METROPOLIS
Anno: 2001
Nazione: Giappone
Durata: 100′
Regia: Rintaro
Sceneggiatura: Otomo Katsuhiro
Musiche: Honda Toshiyuki
Tratto da un fumetto del 1949 di Osamu Tezuka. La futuristica città di Metropolis è divisa in settori: il più sfavillante è destinato ai cittadini abbienti, non esistono problemi di sorta e la violenza appare bandita. Nei due settori restanti, accuratamente nascosti nel sottosuolo, vive la feccia della società. Ma qualcosa comincia a scricchiolare nel tessuto di questa società “perfetta” e sempre più spesso robot fuggiti dai loro settori costringono gli stupefatti abitanti della zona protetta ad assistere a furibonde sparatorie. Mentre nei sotterranei covano movimenti rivoluzionari che intendono sovvertire l’ordine politico-sociale, la situazione precipita quando l’investigatore Shunsaku Ban e suo nipote Kenichi cominciano ad indagare sui loschi traffici di uno scienziato pazzo, creatore di un rivoluzionario androide destinato a sedere sul trono dell’inumana megalopoli.
Se il manga di Osamu traeva qualche ispirazione dall’omonimo film di Lang (l’idea della società divisa in classi, il malcontento montante dei più umili), senza peraltro che il fumettista avesse mai visto l’opera in questione, il film di Rintaro (o Rin Tarô) saccheggia in maniera cannibalesca decenni di fantascienza cinematografica e crea un immaginario visivo che rimanda a “Blade Runner”, a “Dark City” al “Metropolis” del 1926 e perfino a certe inquadrature della Riefenstahl, mentre da un punto di vista tematico (la “creatura” in crisi di identità) siamo più dalle parti dello spielberghiano “A.I.”.

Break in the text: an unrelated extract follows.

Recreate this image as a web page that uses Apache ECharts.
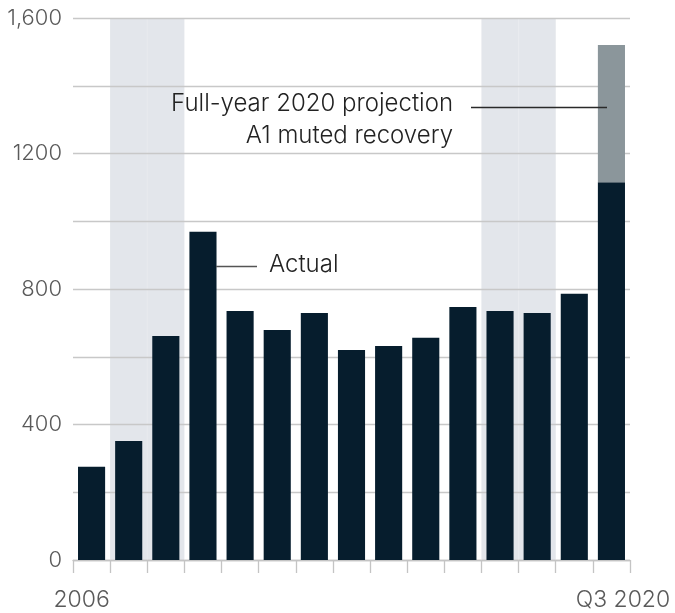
<!DOCTYPE html>
<html>
<head>
<meta charset="utf-8">
<script src="https://cdn.jsdelivr.net/npm/echarts@6/dist/echarts.min.js"></script>
<style>
html,body{margin:0;padding:0;background:#fff;}
#chart{width:675px;height:613px;}
</style>
</head>
<body>
<div id="chart"></div>
<script>
// ---- data ----
const categories = ['2006','2007','2008','2009','2010','2011','2012','2013','2014','2015','2016','2017','2018','2019','Q3 2020'];
const actualValues = [275, 351, 661, 969, 735, 679, 729, 620, 632, 656, 747, 735, 729, 786, 1115];
const projection2020Total = 1520;          // full-year 2020 projection, A1 muted recovery
const shadedPeriods = ['2007','2008','2017','2018'];
const yTickLabels = {0:'0', 400:'400', 800:'800', 1200:'1200', 1600:'1,600'};
const xEndLabels = {first:'2006', last:'Q3 2020'};

// ---- derived series ----
const lastIdx = categories.length - 1;
const projectionValues = categories.map((c, i) => i === lastIdx ? projection2020Total - actualValues[i] : null);
const yMax = 1600;
const shadeValues = categories.map(c => shadedPeriods.includes(c) ? yMax : null);

const FONT = 'Inter, "Liberation Sans", Arial, sans-serif';
const FW = 300;
const chart = echarts.init(document.getElementById('chart'), null, {renderer:'canvas'});

chart.setOption({
  animation: false,
  backgroundColor: '#ffffff',
  grid: {left: 73, right: 45, top: 18, bottom: 53, containLabel: false},
  xAxis: [{
    type: 'category',
    data: categories,
    boundaryGap: true,
    axisLine: {show: true, lineStyle: {color: '#c4c4c4', width: 1.3}},
    axisTick: {show: true, interval: 0, alignWithLabel: false, length: 13, lineStyle: {color: '#c4c4c4', width: 1.3}},
    axisLabel: {
      interval: 0,
      margin: 29,
      fontFamily: FONT,
      fontSize: 23,
      fontWeight: FW,
      color: '#5a5a5a',
      formatter: function (v, i) {
        if (i === 0) return '{l|' + xEndLabels.first + '}';
        if (i === lastIdx) return '{r|' + xEndLabels.last + '}';
        return '';
      },
      rich: {
        l: {fontFamily: FONT, fontSize: 23, fontWeight: FW, color: '#5a5a5a', padding: [0, 20, 0, 0]},
        r: {fontFamily: FONT, fontSize: 23, fontWeight: FW, color: '#5a5a5a', padding: [0, 0, 0, 23]}
      }
    },
    splitLine: {show: false}
  }, {
    type: 'category',
    data: categories,
    show: false,
    boundaryGap: true
  }],
  yAxis: {
    type: 'value',
    min: 0,
    max: yMax,
    interval: 200,
    axisLine: {show: false},
    axisTick: {show: false},
    axisLabel: {
      margin: 11,
      fontFamily: FONT,
      fontSize: 22,
      fontWeight: FW,
      color: '#5a5a5a',
      formatter: function (v) { return yTickLabels[v] !== undefined ? yTickLabels[v] : ''; }
    },
    splitLine: {show: true, lineStyle: {color: '#c8c8c8', width: 1.3}}
  },
  series: [{
    name: 'shade',
    type: 'bar',
    xAxisIndex: 1,
    data: shadeValues,
    barCategoryGap: '0%',
    barGap: '0%',
    itemStyle: {color: '#e3e6eb', borderColor: '#e3e6eb', borderWidth: 1},
    z: -1,
    silent: true
  }, {
    name: 'Actual',
    type: 'bar',
    stack: 'total',
    data: actualValues,
    barCategoryGap: '27%',
    itemStyle: {color: '#061d2d'},
    z: 3
  }, {
    name: 'Full-year 2020 projection',
    type: 'bar',
    stack: 'total',
    data: projectionValues,
    itemStyle: {color: '#8b969b'},
    z: 3
  }],
  graphic: [
    {type: 'line', shape: {x1: 471, y1: 107.5, x2: 607, y2: 107.5}, style: {stroke: '#2a2a2a', lineWidth: 1.3}, z: 10},
    {type: 'text', x: 453, y: 104, style: {text: 'Full-year 2020 projection', font: FW + ' 24px ' + FONT, fill: '#222', textAlign: 'right', textVerticalAlign: 'middle'}, z: 10},
    {type: 'text', x: 453, y: 136, style: {text: 'A1 muted recovery', font: FW + ' 24px ' + FONT, fill: '#222', textAlign: 'right', textVerticalAlign: 'middle'}, z: 10},
    {type: 'line', shape: {x1: 216, y1: 266.5, x2: 257, y2: 266.5}, style: {stroke: '#555', lineWidth: 1.3}, z: 10},
    {type: 'text', x: 269, y: 265, style: {text: 'Actual', font: FW + ' 24px ' + FONT, fill: '#222', textAlign: 'left', textVerticalAlign: 'middle'}, z: 10}
  ]
});
</script>
</body>
</html>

Se i dettagli sono curati in maniera certosina e impressionante, se le luci che si rifrangono sui volumi abbagliano e sorprendono, se graficamente l’opera è di indubitabile impatto, “Metropolis” non può considerarsi un film riuscito, perché soffre di un gigantismo visivo non adeguatamente sostenuto da una storia appassionante e coerente o da personaggi a tutto tondo o almeno un po’ più sviluppati psicologicamente.
Restano lontani i modelli di “Ghost in the Shell” e di “Princess Mononoke”, e la sensazione di freddezza (amplificata da un uso smodato della computer graphic) che grava sull’opera riesce a smorzare l’entusiasmo provato per la cura straordinaria degli sfondi, per una regia comunque adulta, e per una colonna sonora jazzistica molto evocativa e d’atmosfera, opera di Honda Toshiyuki.